The request: Beneath this task is a listing. State how many of its lines include the string "React", giving nothing but the number.
******************************
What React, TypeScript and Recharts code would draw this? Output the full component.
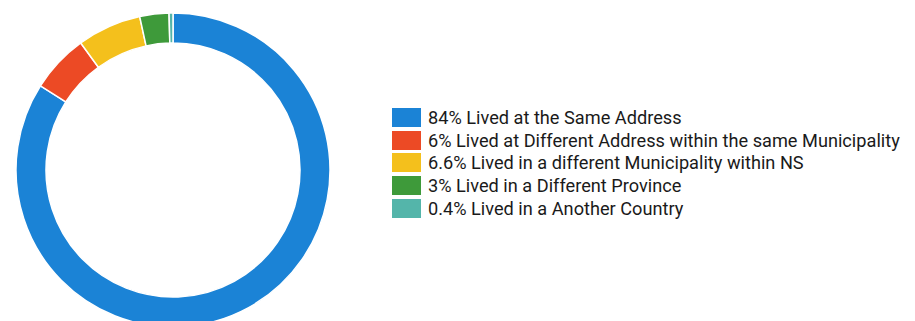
import React from 'react'
import { PieChart, Pie, Cell, Legend } from 'recharts'

const categories = [
  'Lived at the Same Address',
  'Lived at Different Address within the same Municipality',
  'Lived in a different Municipality within NS',
  'Lived in a Different Province',
  'Lived in a Another Country',
]
const shares = [84, 6, 6.6, 3, 0.4]
const colors = ['#1b83d6', '#ec4a25', '#f4c01c', '#3e9a3a', '#54b5aa']

const data = categories.map((name, i) => ({ name, value: shares[i] }))

const renderLegend = () => (
  <div style={{ display: 'flex', flexDirection: 'column' }}>
    {data.map((d, i) => (
      <div
        key={i}
        style={{ display: 'flex', alignItems: 'center', height: 22.7 }}
      >
        <div
          style={{
            width: 29,
            height: 19,
            background: colors[i],
            marginRight: 7,
            flexShrink: 0,
          }}
        />
        <span
          style={{
            fontFamily: 'Roboto',
            fontSize: 18,
            color: '#1a1a1a',
            whiteSpace: 'nowrap',
            display: 'inline-block',
            transform: 'scaleX(1.01)',
            transformOrigin: 'left center',
          }}
        >
          {`${d.value}% ${d.name}`}
        </span>
      </div>
    ))}
  </div>
)

export default function App() {
  return (
    <div style={{ position: 'absolute', left: 0, top: 0, width: 915, height: 321, background: '#fff' }}>
      <PieChart width={915} height={321}>
        <Pie
          data={data}
          dataKey='value'
          nameKey='name'
          cx={168}
          cy={165}
          innerRadius={127}
          outerRadius={157}
          startAngle={90}
          endAngle={-270}
          stroke='#fff'
          strokeWidth={1.5}
          isAnimationActive={false}
        >
          {data.map((_, i) => (
            <Cell key={i} fill={colors[i]} />
          ))}
        </Pie>
        <Legend
          content={renderLegend}
          wrapperStyle={{ position: 'absolute', left: 392, top: 106, width: 520 }}
        />
      </PieChart>
    </div>
  )
}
******************************
Solution: 2